Safety and Reliability
The 2014 Soul is too new to have been tested by the NHTSA, however the 2013 Soul received 4 out of 5 stars overall. It got a 4-star frontal crash rating, 5-star side crash rating, and a 4-star rollover rating. For comparison the 2013 Honda Fit had identical ratings; the 2014 Nissan Versa Note also had the same ratings except for a 3-star frontal crash rating. One of the few small cars to get better ratings than the Soul is the Chevy Sonic. The 2013 Sonic has a 5-star overall rating, in addition to a 5-star frontal crash rating and a 5-star side crash rating; its rollover rating is 4-stars.
The main competition to the Soul is from the similarly sized Chevy Sonic hatchback, Scion Xb and Nissan Versa Note. I found the Soul a more pleasing car to drive with better seating than the Sonic or the Xb and more passenger and cargo capacity than the Versa Note. It’s only fair to note that the Sonic and the Versa Note are significantly cheaper than the Soul when all three are equipped with automatic transmission.
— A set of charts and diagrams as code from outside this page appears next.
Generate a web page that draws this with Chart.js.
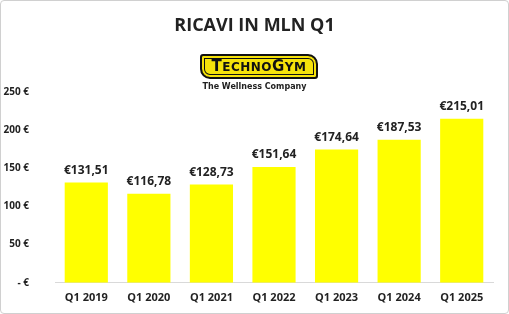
<!DOCTYPE html>
<html>
<head>
<meta charset="utf-8">
<script src="https://cdn.jsdelivr.net/npm/chart.js@4"></script>
<style>
    html, body { margin: 0; padding: 0; background: #fff; }
    #wrap {
        position: relative;
        width: 507px;
        height: 312px;
        border: 1px solid #d0d0d0;
        border-radius: 4px;
        overflow: hidden;
    }
    #chart { position: absolute; left: 0; top: 0; }
    #title {
        position: absolute; left: 0; width: 507px; top: 11px;
        text-align: center;
        font: bold 18px "Open Sans", sans-serif;
        color: #222;
    }
    #logo {
        position: absolute; left: 199px; top: 53px;
        width: 114px; height: 21px;
        background: #f5e20a;
        border: 2px solid #111;
        border-radius: 3px 10px 3px 10px;
        box-shadow: inset 0 0 0 2px #f5e20a, inset 0 0 0 3px #111;
        text-align: center;
        font: bold 15px "DejaVu Sans", sans-serif;
        line-height: 21px;
        letter-spacing: 0.5px;
        color: #111;
    }
    #logo small { font-size: 12px; }
    #tagline {
        position: absolute; left: 0; width: 507px; top: 81px;
        text-align: center;
        font: bold 8px "DejaVu Sans", sans-serif;
        color: #222;
    }
</style>
</head>
<body>
<div id="wrap">
    <canvas id="chart" width="507" height="312"></canvas>
    <div id="title">RICAVI IN MLN Q1</div>
    <div id="logo">T<small>ECHNO</small>G<small>YM</small></div>
    <div id="tagline">The Wellness Company</div>
</div>
<script>
// Data
const quarters = ['Q1 2019', 'Q1 2020', 'Q1 2021', 'Q1 2022', 'Q1 2023', 'Q1 2024', 'Q1 2025'];
const revenues = [131.51, 116.78, 128.73, 151.64, 174.64, 187.53, 215.01];
const yTicks = [0, 50, 100, 150, 200, 250];

/**
 * Formats a value as the euro labels shown above the bars.
 */
function euro(v) {
    return '€' + v.toFixed(2).replace('.', ',');
}

// Draws the value labels above each bar
const barLabels = {
    id: 'barLabels',
    afterDatasetsDraw(chart) {
        const ctx = chart.ctx;
        const meta = chart.getDatasetMeta(0);
        ctx.save();
        ctx.font = 'bold 12px "Open Sans", sans-serif';
        ctx.fillStyle = '#222';
        ctx.textAlign = 'center';
        ctx.textBaseline = 'bottom';
        meta.data.forEach((bar, i) => {
            ctx.fillText(euro(revenues[i]), bar.x, bar.y - 6);
        });
        ctx.restore();
    }
};

const ctx = document.getElementById('chart').getContext('2d');
new Chart(ctx, {
    type: 'bar',
    data: {
        labels: quarters,
        datasets: [{
            data: revenues,
            backgroundColor: '#ffff00',
            barPercentage: 0.69,
            categoryPercentage: 1
        }]
    },
    options: {
        responsive: false,
        animation: false,
        layout: { padding: { top: 91, left: 0, right: 15, bottom: 9 } },
        plugins: {
            legend: { display: false },
            tooltip: { enabled: false }
        },
        scales: {
            x: {
                grid: { display: false },
                border: { display: true, color: '#d9d9d9' },
                ticks: {
                    color: '#222',
                    font: { family: '"Open Sans", sans-serif', weight: 'bold', size: 11 },
                    padding: 0
                }
            },
            y: {
                min: 0,
                max: 250,
                afterBuildTicks(axis) {
                    axis.ticks = yTicks.map(v => ({ value: v }));
                },
                afterFit(axis) {
                    axis.width = 54;
                },
                grid: { display: false },
                border: { display: false },
                ticks: {
                    color: '#222',
                    font: { family: '"Open Sans", sans-serif', weight: 'bold', size: 10 },
                    padding: 18,
                    callback: v => (v === 0 ? '- €' : v + ' €')
                }
            }
        }
    },
    plugins: [barLabels]
});
</script>
</body>
</html>
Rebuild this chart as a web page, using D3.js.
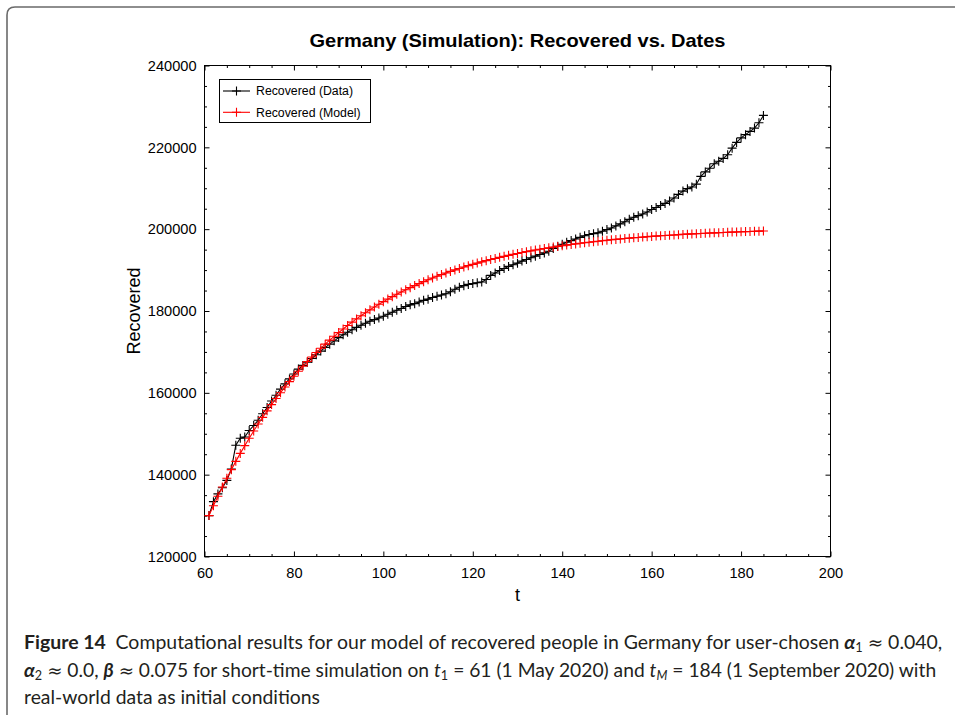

There are no reliability ratings for the new version of the Soul. The previous version was rated by a variety of sources as being much better than average in terms of reliability.
The redesigned Soul is a vastly improved car. It is more comfortable, quieter, and has a better looking, better laid out interior. The mileage could be better and rear visibility could be improved, but it is no worse than many other hatchbacks. Even if the Soul didn’t feature a 5-year, 60,000 mile bumper-to-bumper warranty it would be an excellent small car and a good value. Add in that warranty and dollar-for-dollar the 2014 Kia Soul is hard to beat.